According to geopolitical scientist Manlio Dinucci, NATO signed another security agreement in 2013 with Colombia, a likely precursor to membership. Dinucci (2014) describes the Pacific Rimpac 2014, which took place this past July, as “the world's largest maritime exercise, directed against China and Russia.” It involved 25,000 soldiers from 22 nations utilizing 55 ships and 200 warplanes, all under US command (Dinucci 2014).
The EU — NATO Dance
To understand the mechanisms that facilitate NATO expansion, the purpose behind it, and the underlying rivalries that could one day possibly undermine it, one must understand the role of the European Union, the dynamics within it, and its relationship to the United States.
Within the European Union (EU) there are two recognized axes of power and influence, which are also recognized axes within NATO. The first axis is the Anglo-American (also known as Atlanticist) partnership, which arose from the relationship between Britain and the United States after Britain's post-WWII decline which coincided with the US's ascent. This axis has more power in NATO with its military might supported by 48 percent of the world's total military expenditures. And although the US is not an actual member of the EU, Britain is largely recognized as its proxy across the pond. Moreover, the US invests significantly in the European Central Bank (ECB) as well as throughout the EU in general.
The second axis is the Franco-German axis, which was cemented between France and West Germany after WWII, partly to put a check on the first axis. But a rivalry between the continental powers and Britain had much longer historical roots as Britain had periodically shifted its alliance to whichever continental power seemed weaker to counter-balance the stronger one (Nazemroaya 2012). The unification of Germany after the Cold War strengthened the Franco-German axis, which has also historically tended to lean toward a Pan-Europeanism or even a Eurasian partnership. With Germany as the strongest economy in the EU, this axis has more influence and power within that entity (Nazemroaya 2012).
Since Title 10 of the Washington Treaty, which created NATO, requires a potential member to be European, it should be pointed out that Europe is not truly a continent unto itself but part of the Eurasian landmass that includes an area with a diversity of culture and politics, including the UK, France, Germany, Scandinavia, Greece, Italy, Russia, and arguably, Turkey.
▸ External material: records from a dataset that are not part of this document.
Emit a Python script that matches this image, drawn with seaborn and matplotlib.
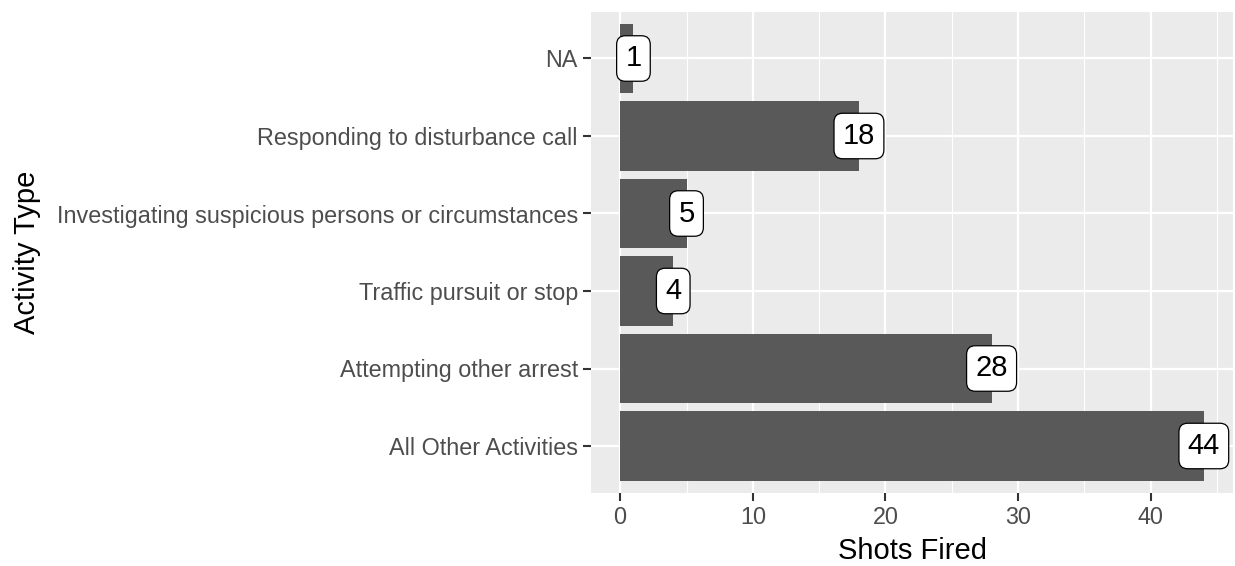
import matplotlib
matplotlib.use("Agg")
import matplotlib.pyplot as plt
import seaborn as sns
import pandas as pd

activities = ["NA", "Responding to disturbance call",
              "Investigating suspicious persons or circumstances",
              "Traffic pursuit or stop", "Attempting other arrest",
              "All Other Activities"]
shots = [1, 18, 5, 4, 28, 44]

df = pd.DataFrame({"activity": activities, "shots": shots})

sns.set_theme(style="darkgrid", rc={"axes.facecolor": "#EBEBEB",
                                    "grid.color": "white"})
plt.rcParams["font.family"] = ["Liberation Sans", "DejaVu Sans"]

fig = plt.figure(figsize=(12.35, 5.66), dpi=100)
ax = fig.add_axes([591 / 1235, 73.5 / 566, 642 / 1235, 480.5 / 566])

sns.barplot(data=df, x="shots", y="activity", order=activities, orient="h",
            color="#595959", saturation=1, width=0.9, linewidth=0, ax=ax)

for i, v in enumerate(shots):
    ax.text(v, i, str(v), ha="center", va="center", fontsize=21, color="black",
            bbox=dict(boxstyle="round,pad=0.3,rounding_size=0.3",
                      facecolor="white", edgecolor="black", linewidth=0.9),
            zorder=5)

ax.set_xlim(-2.2, 46.2)
ax.set_ylim(5.6, -0.6)
ax.set_xticks([0, 10, 20, 30, 40])
ax.set_xticks([5, 15, 25, 35, 45], minor=True)
ax.grid(True, which="major", color="white", linewidth=1.6)
ax.grid(True, which="minor", color="white", linewidth=0.8)
ax.set_axisbelow(True)
for s in ax.spines.values():
    s.set_visible(False)

ax.tick_params(axis="both", which="major", length=6, width=1.5,
               color="#333333", labelcolor="#4D4D4D", labelsize=16.8, pad=3.5,
               bottom=True, left=True)
ax.tick_params(axis="x", which="minor", length=0)
ax.set_xlabel("Shots Fired", fontsize=21, color="black", labelpad=6)
ax.set_ylabel("Activity Type", fontsize=21, color="black", labelpad=11)

fig.savefig("out.png", dpi=100)
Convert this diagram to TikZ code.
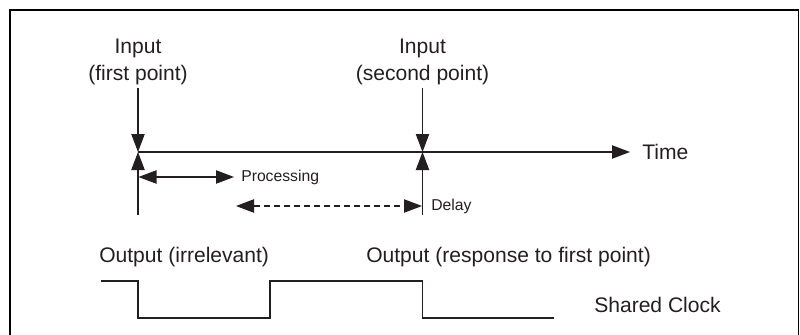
\documentclass[tikz,border=0pt]{standalone}
\usepackage{fontspec}
\setmainfont{Liberation Sans}
\usetikzlibrary{arrows.meta}
\definecolor{ink}{HTML}{231F20}
\tikzset{
  wire/.style={draw=ink, line width=0.8pt},
  tipped/.style={wire, -{Triangle[length=13.5pt,width=10pt]}},
  bothtipped/.style={wire, {Triangle[length=13.5pt,width=10pt]}-{Triangle[length=13.5pt,width=10pt]}},
  biglabel/.style={text=ink, inner sep=0pt, font=\fontsize{15.8}{20}\selectfont},
  smalllabel/.style={text=ink, inner sep=0pt, font=\fontsize{11.8}{14}\selectfont},
}
\begin{document}
\begin{tikzpicture}[x=0.75pt, y=-0.75pt]
\useasboundingbox (0,0) rectangle (800,335);

% frame
\draw[black, line width=1.6pt] (10,335) -- (10,10) -- (798.5,10);
\draw[black, line width=0.8pt] (798.5,10) -- (798.5,335);

% key points on the time axis
\coordinate (p1) at (138,152);
\coordinate (p2) at (422.5,152);
\coordinate (tEnd) at (630,152);
\coordinate (in1) at (138,88);
\coordinate (in2) at (422.5,88);
\coordinate (b1) at (138,215);
\coordinate (b2) at (422.5,215);

% input labels
\node[biglabel, align=center] (lin1) at (138,62) {Input\\(first point)};
\node[biglabel, align=center] (lin2) at (422.5,62) {Input\\(second point)};

% time axis
\draw[tipped] (p1) -- (tEnd);
\node[biglabel, anchor=west] (ltime) at (642,152) {Time};

% input arrows and markers
\draw[tipped] (in1) -- (p1);
\draw[tipped] (in2) -- (p2);
\draw[tipped] (b1) -- (p1);
\draw[tipped] (b2) -- (p2);

% processing span
\coordinate (pr1) at (138.5,177);
\coordinate (pr2) at (234,177);
\draw[bothtipped] (pr1) -- (pr2);
\node[smalllabel, anchor=west] (lproc) at (241,177) {Processing};

% delay span
\coordinate (d1) at (236,206);
\coordinate (d2) at (422,206);
\draw[bothtipped, dash pattern=on 4.5pt off 3pt] (d1) -- (d2);
\node[smalllabel, anchor=west] (ldelay) at (431,206) {Delay};

% output labels
\node[biglabel, anchor=west] (lout1) at (99,257) {Output (irrelevant)};
\node[biglabel, anchor=west] (lout2) at (366,257) {Output (response to first point)};

% shared clock waveform
\draw[wire] (101,281) -- (138,281) -- (138,318) -- (270,318) -- (270,281)
  -- (422.5,281) -- (422.5,318) -- (554,318);
\node[biglabel, anchor=west] (lclk) at (594,305) {Shared Clock};
\end{tikzpicture}
\end{document}
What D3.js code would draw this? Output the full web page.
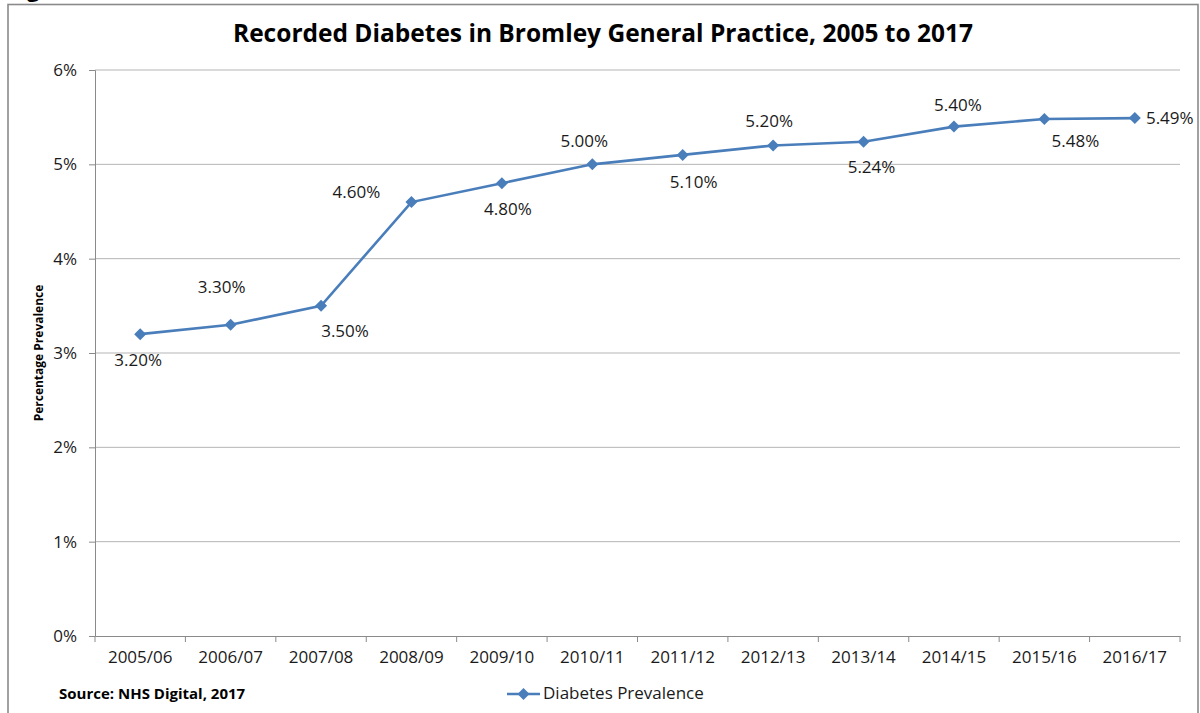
<!DOCTYPE html>
<html><head><meta charset="utf-8">
<script src="https://cdn.jsdelivr.net/npm/d3@7"></script>
<style>body{margin:0;background:#fff}svg{display:block}</style>
</head><body>
<script>
const categories = ["2005/06","2006/07","2007/08","2008/09","2009/10","2010/11","2011/12","2012/13","2013/14","2014/15","2015/16","2016/17"];
const prevalence = [3.20,3.30,3.50,4.60,4.80,5.00,5.10,5.20,5.24,5.40,5.48,5.49];
const valueLabels = ["3.20%","3.30%","3.50%","4.60%","4.80%","5.00%","5.10%","5.20%","5.24%","5.40%","5.48%","5.49%"];
const yTicks = [0,1,2,3,4,5,6];
const seriesName = "Diabetes Prevalence";
const titleText = "Recorded Diabetes in Bromley General Practice, 2005 to 2017";
const yTitle = "Percentage Prevalence";
const sourceText = "Source: NHS Digital, 2017";
// label offsets (layout, px) relative to each point: [dx, dy of label centre]
const labelOffsets = [[-2,26],[-9,-38],[24,25],[-55,-10],[6,26],[-8,-23],[11,27],[-4,-24],[8,25],[4,-22],[31,22],[35,0]];

const W = 1200, H = 713;
const svg = d3.select("body").append("svg").attr("width", W).attr("height", H);
const FONT = "'Open Sans', sans-serif";
const BLUE = "#4A7EBB";

// stray cropped heading glyph (cut off at the top edge, as in the reference)
svg.append("text").attr("x", 27).attr("y", -3).attr("font-family", FONT).attr("font-weight", "bold")
  .attr("font-size", 22).attr("fill", "#000").text("g");

// frame
svg.append("rect").attr("x", 8).attr("y", 4.5).attr("width", 1190).attr("height", 720)
  .attr("fill", "none").attr("stroke", "#8a8a8a").attr("stroke-width", 1.6);

const x = d3.scaleBand().domain(categories).range([95, 1180]);
const y = d3.scaleLinear().domain([0, 6]).range([636, 70]);

// gridlines
svg.append("g").selectAll("line").data(yTicks.filter(d => d > 0)).join("line")
  .attr("x1", 95).attr("x2", 1180).attr("y1", d => y(d)).attr("y2", d => y(d))
  .attr("stroke", "#b5b5b5").attr("stroke-width", 1);

// y axis
const yAxis = svg.append("g").attr("transform", "translate(95,0)")
  .call(d3.axisLeft(y).tickValues(yTicks).tickFormat(d => d + "%").tickSize(6).tickPadding(12));
yAxis.select(".domain").attr("stroke", "#8a8a8a");
yAxis.selectAll(".tick line").attr("stroke", "#8a8a8a");
yAxis.selectAll("text").attr("font-family", FONT).attr("font-size", 17).attr("fill", "#1a1a1a");

// x axis
const xAxis = svg.append("g").attr("transform", "translate(0,636)")
  .call(d3.axisBottom(x).tickSize(0).tickPadding(15));
xAxis.select(".domain").attr("stroke", "#8a8a8a");
xAxis.selectAll("text").attr("font-family", FONT).attr("font-size", 17).attr("fill", "#1a1a1a");
// boundary ticks
const bounds = categories.map(c => x(c)).concat([x.range()[1]]);
xAxis.selectAll(".bt").data(bounds).join("line").attr("class", "bt")
  .attr("x1", d => d).attr("x2", d => d).attr("y1", 0).attr("y2", 6).attr("stroke", "#8a8a8a");

const cx = (d, i) => x(categories[i]) + x.bandwidth() / 2;

// line
svg.append("path").datum(prevalence)
  .attr("d", d3.line().x((d, i) => cx(d, i)).y(d => y(d)))
  .attr("fill", "none").attr("stroke", BLUE).attr("stroke-width", 2.6);

// markers
svg.append("g").selectAll("path").data(prevalence).join("path")
  .attr("d", d3.symbol().type(d3.symbolSquare).size(72))
  .attr("transform", (d, i) => `translate(${cx(d, i)},${y(d)}) rotate(45)`)
  .attr("fill", BLUE);

// data labels
svg.append("g").selectAll("text").data(prevalence).join("text")
  .attr("x", (d, i) => cx(d, i) + labelOffsets[i][0])
  .attr("y", (d, i) => y(d) + labelOffsets[i][1] + 6)
  .attr("text-anchor", "middle").attr("font-family", FONT).attr("font-size", 17).attr("fill", "#1a1a1a")
  .text((d, i) => valueLabels[i]);

// title
svg.append("text").attr("x", 603).attr("y", 42).attr("text-anchor", "middle")
  .attr("font-family", FONT).attr("font-weight", "bold").attr("font-size", 24.5).attr("fill", "#000")
  .text(titleText);

// y title
svg.append("text").attr("transform", "translate(43,353) rotate(-90)").attr("text-anchor", "middle")
  .attr("font-family", FONT).attr("font-weight", "bold").attr("font-size", 12).attr("fill", "#000")
  .text(yTitle);

// source
svg.append("text").attr("x", 59).attr("y", 699).attr("font-family", FONT).attr("font-weight", "bold")
  .attr("font-size", 15).attr("fill", "#000").text(sourceText);

// legend
const lg = svg.append("g");
lg.append("line").attr("x1", 507).attr("x2", 540).attr("y1", 694).attr("y2", 694).attr("stroke", BLUE).attr("stroke-width", 2.6);
lg.append("path").attr("d", d3.symbol().type(d3.symbolSquare).size(72)).attr("transform", "translate(523.5,694) rotate(45)").attr("fill", BLUE);
lg.append("text").attr("x", 543).attr("y", 699).attr("font-family", FONT).attr("font-size", 17).attr("fill", "#1a1a1a").text(seriesName);
</script>
</body></html>
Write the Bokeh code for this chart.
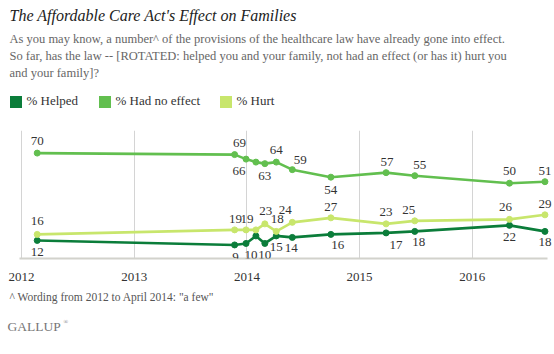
from datetime import datetime
from bokeh.plotting import figure
from bokeh.layouts import column
from bokeh.models import (Range1d, FixedTicker, DatetimeTickFormatter,
                          ColumnDataSource, LabelSet, Legend, LegendItem)
from bokeh.core.properties import value
from bokeh.embed import file_html
from bokeh.resources import INLINE

# ---------------- data ----------------
dates = [datetime(2012, 2, 21), datetime(2013, 11, 22), datetime(2013, 12, 29),
         datetime(2014, 1, 30), datetime(2014, 2, 28), datetime(2014, 4, 6),
         datetime(2014, 5, 28), datetime(2014, 9, 30), datetime(2015, 3, 28),
         datetime(2015, 6, 29), datetime(2016, 5, 1), datetime(2016, 8, 24)]
helped    = [12, 9, 10, 15, 10, 15, 14, 16, 17, 18, 22, 18]
no_effect = [70, 69, 66, 64, 63, 64, 59, 54, 57, 55, 50, 51]
hurt      = [16, 19, 19, 19, 23, 18, 24, 27, 23, 25, 26, 29]
series_names = ["% Helped", "% Had no effect", "% Hurt"]
year_ticks = [2012, 2013, 2014, 2015, 2016]

title_text = "The Affordable Care Act's Effect on Families"
subtitle_lines = [
    "As you may know, a number^ of the provisions of the healthcare law have already gone into effect.",
    "So far, has the law -- [ROTATED: helped you and your family, not had an effect (or has it) hurt you",
    "and your family]?",
]
footnote = "^ Wording from 2012 to April 2014: \"a few\""
brand = "GALLUP"

# ---------------- label placement (screen px offsets) ----------------
shown = [True, True, True, False, True, True, True, True, True, True, True, True]
ne_dx = [0, 5, -7, 0, 0, 0, 8, 0, 1, 5, 0, 0]
ne_dy = [12, 12, -12, 0, -12, 12, 10, -13, 11, 11, 12, 11]
hu_dx = [0, 1, 1, 0, 1, 1, -7, 0, 0, -6, -4, 0]
hu_dy = [13, 11, 11, 0, 13, 12, 12, 11, 12, 11, 12, 11]
he_dx = [0, 1, 5, 0, 0, 0, -1, 7, 10, 4, 0, 0]
he_dy = [-12, -12, -12, 0, -12, -11, -11, -11, -12, -11, -12, -11]

C_HELP = "#0b7d3a"
C_NONE = "#62bf4f"
C_HURT = "#c8e66c"
COLORS = [C_HELP, C_NONE, C_HURT]

FONT = "Liberation Serif"
W = 554
HEAD_H, MAIN_H, FOOT_H = 122, 166, 66


def blank(h):
    # data x == canvas pixel x, data y == pixel y from the figure's top
    f = figure(width=W, height=h, x_range=Range1d(0, W), y_range=Range1d(h, 0),
               output_backend="svg", toolbar_location=None,
               x_axis_location=None, y_axis_location=None,
               min_border_left=0, min_border_right=0,
               min_border_top=0, min_border_bottom=0)
    f.outline_line_color = None
    f.xgrid.visible = False
    f.ygrid.visible = False
    return f


# ---------------- header ----------------
head = blank(HEAD_H)
head.text(x=[9], y=[15], text=[title_text], text_font=value(FONT),
          text_font_size="16px", text_font_style="italic", text_color="#222222",
          text_baseline="middle")
head.text(x=[9] * len(subtitle_lines),
          y=[38 + i * 17.3 for i in range(len(subtitle_lines))],
          text=subtitle_lines, text_font=value(FONT), text_font_size="12.5px",
          text_color="#666666", text_baseline="middle")

leg_square_left = [9, 98, 219]
for name, col, lx in zip(series_names, COLORS, leg_square_left):
    r = head.quad(left=[float("nan")], right=[float("nan")],
                  top=[float("nan")], bottom=[float("nan")],
                  fill_color=col, line_color=None)
    leg = Legend(items=[LegendItem(label=name, renderers=[r])],
                 location=(lx - 1.5, 13),
                 glyph_width=15, glyph_height=15, label_height=15, label_standoff=4,
                 padding=0, margin=0, border_line_color=None,
                 background_fill_alpha=0, label_text_font=FONT,
                 label_text_font_size="13px", label_text_color="#333333")
    head.add_layout(leg)

# ---------------- main chart ----------------
FT = 8
p = figure(width=W, height=MAIN_H, x_axis_type="datetime", y_axis_location=None,
           output_backend="svg", toolbar_location=None,
           x_range=Range1d(datetime(2011, 10, 25), datetime(2016, 9, 24)),
           y_range=Range1d(0, 85),
           min_border_left=0, min_border_right=0,
           min_border_top=FT, min_border_bottom=MAIN_H - FT - 128)
p.outline_line_color = None

tick_ms = [datetime(y, 1, 1).timestamp() * 1000 for y in year_ticks]
p.xaxis.ticker = FixedTicker(ticks=tick_ms)
p.xaxis.formatter = DatetimeTickFormatter(years="%Y", months="%Y", days="%Y",
                                          hours="%Y", minutes="%Y", seconds="%Y",
                                          milliseconds="%Y", microseconds="%Y")
p.xaxis.bounds = (datetime(2011, 12, 25), datetime(2016, 9, 1))
p.xaxis.axis_line_color = "#d2d2cc"
p.xaxis.axis_line_width = 2
p.xaxis.major_tick_line_color = None
p.xaxis.minor_tick_line_color = None
p.xaxis.major_label_standoff = 8
p.xaxis.major_label_text_font = FONT
p.xaxis.major_label_text_font_size = "13px"
p.xaxis.major_label_text_color = "#333333"
p.xgrid.grid_line_color = "#d4d4d4"
p.xgrid.grid_line_width = 1
p.ygrid.visible = False

for vals, col, dx, dy in [(helped, C_HELP, he_dx, he_dy),
                          (hurt, C_HURT, hu_dx, hu_dy),
                          (no_effect, C_NONE, ne_dx, ne_dy)]:
    src = ColumnDataSource(dict(x=dates, y=vals))
    p.line("x", "y", source=src, line_color=col, line_width=2.6)
    p.scatter("x", "y", source=src, size=6, fill_color=col, line_color=col)
    lsrc = ColumnDataSource(dict(
        x=[d for d, s in zip(dates, shown) if s],
        y=[v for v, s in zip(vals, shown) if s],
        t=[str(v) for v, s in zip(vals, shown) if s],
        dx=[o for o, s in zip(dx, shown) if s],
        dy=[o for o, s in zip(dy, shown) if s]))
    p.add_layout(LabelSet(x="x", y="y", text="t", source=lsrc,
                          x_offset="dx", y_offset="dy",
                          text_align="center", text_baseline="middle",
                          text_font=FONT, text_font_size="13px",
                          text_color="#333333"))

# ---------------- footer ----------------
foot = blank(FOOT_H)
foot.text(x=[9], y=[8], text=[footnote], text_font=value(FONT),
          text_font_size="11.5px", text_color="#555555", text_baseline="middle")
foot.text(x=[7], y=[38], text=[brand], text_font=value(FONT),
          text_font_size="13.5px", text_color="#777777", text_baseline="middle")
foot.text(x=[63], y=[33], text=["®"], text_font=value(FONT),
          text_font_size="6px", text_color="#777777", text_baseline="middle")

layout = column(head, p, foot, spacing=0)
open("out.html", "w").write(file_html(layout, INLINE))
This is important when considering the definition of “European” as it relates to both the European Union's assumption that it solely represents some “European” interest and NATO's pushing the boundaries of that definition when it is advantageous to its expansion (Nazemroaya 2012).
Since the main post-Cold War thrust of expansion of both the EU and NATO has been aimed at the former Soviet satellite countries in Central and Eastern Europe, the goal has also been to prevent economic alliance with Russia. Indeed, Brzeziński stated in The Grand Chessboard that the “essential point regarding NATO expansion is that it is a process integrally connected with Europe’s own expansion.” He simultaneously makes it clear that Russia will not be considered for inclusion except perhaps at some point far into the future after they’ve been encircled and pass America’s definition of democracy and free market institutions — in other words, after they’ve accepted a subservient role (Brzeziński 1997).